Secretary of State for Communities and Local Government, Greg Clark, said people in Yorkshire should expect to see a radical shift in power from London within the next couple of months as it would be “crazy” for one of the biggest economies in Europe to be locked out of having their own regional control.
Bitter negotiations between council leaders across the region over the past 18 months are all part of the “hard yards” of striking a deal, he said, but a breakthrough is on its way.
“Yorkshire is such an important part not only of the
Northern Powerhouse but of the devolution agenda, that I won’t rest until I see Yorkshire included,” he said.
He said over the next few months “I hope that we would be able to make significant progress” and “agree a lot of these deals”, including in Yorkshire and other parts of the country.
He said: “Sometimes these do involve some hard yards of local negotiations and I think it’s important that everyone engages constructively with those conversations.
“Nothing good happens without people being prepared to move out of their comfort zone and to listen to people’s views.
“In no place was there an immediate obvious set of arrangements.
“In every case where we’ve agreed deals, people have come together and formed consensus that in the beginning seemed to be a long way off.”
“We don’t set deadlines, it’s more important to get it right.”

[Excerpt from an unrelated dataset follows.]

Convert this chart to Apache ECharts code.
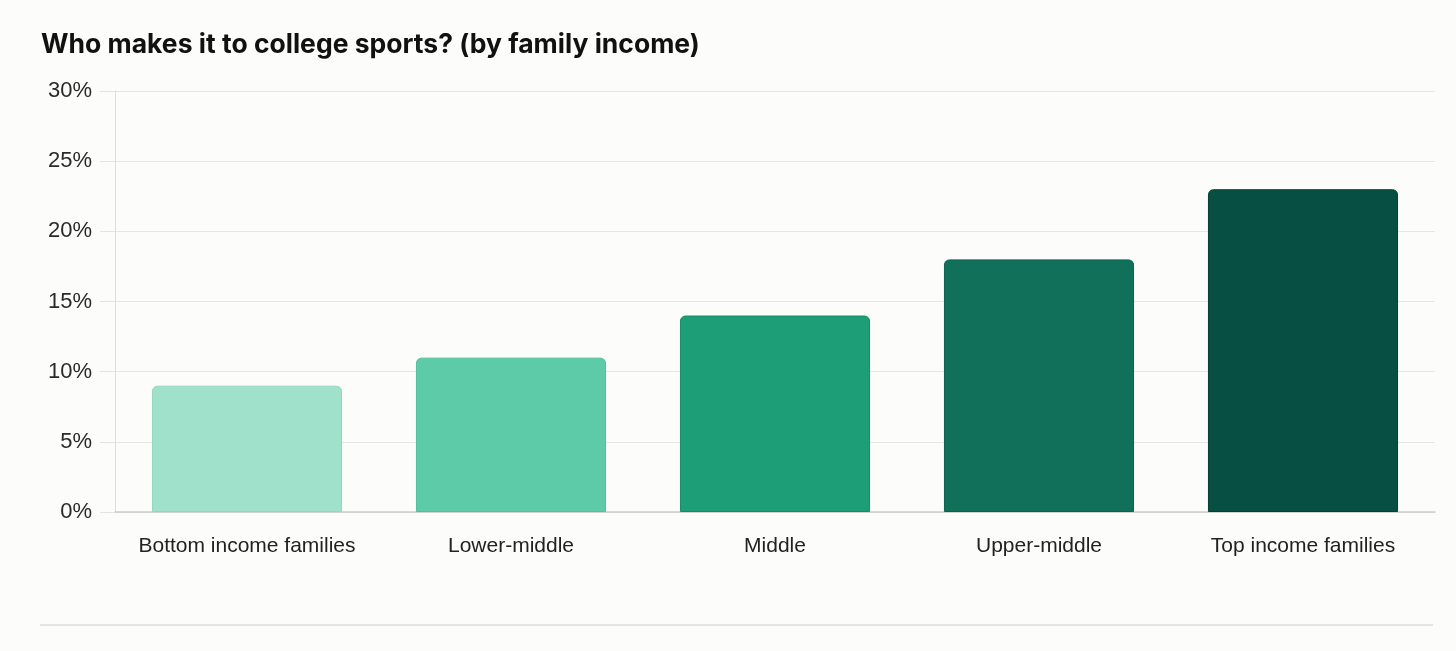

So far Yorkshire has struggled to move forward with a
plan, while Manchester, Liverpool, the North East and Teesside are forging ahead by negotiating a power transfer with the Treasury.
One issue has also been the Government’s requirement for a directly elected mayor accountable for the power shift, and which close neighbour Sheffield is currently trying to iron out with the Government.
They accepted a deal earlier this autumn, but there now fresh are concerns over the mayor’s power to veto decisions.
While conversations continue between North, West and East Yorkshire, Mr Clark insists that devolution must be driven by local communities and the Government will not intervene under any circumstances.
He said he was confident that Yorkshire’s political leaders would soon reach an agreement on how new powers would be managed.
One plan under consideration by the Treasury is called Greater Yorkshire, which has the largest geography, and another is the Leeds City Region, backed by the West Yorkshire Combined Authority.
Some devolution models proposed for Yorkshire also involve counties and district councils coming together, and there has been concern that some local authorities will have more powers than others.
Mr Clark said it was up to each area proposing devolution to come up with their own voting rights for members.
He said: “There’s big opportunities for the districts but its entirely bespoke and they can arrange it among themselves.”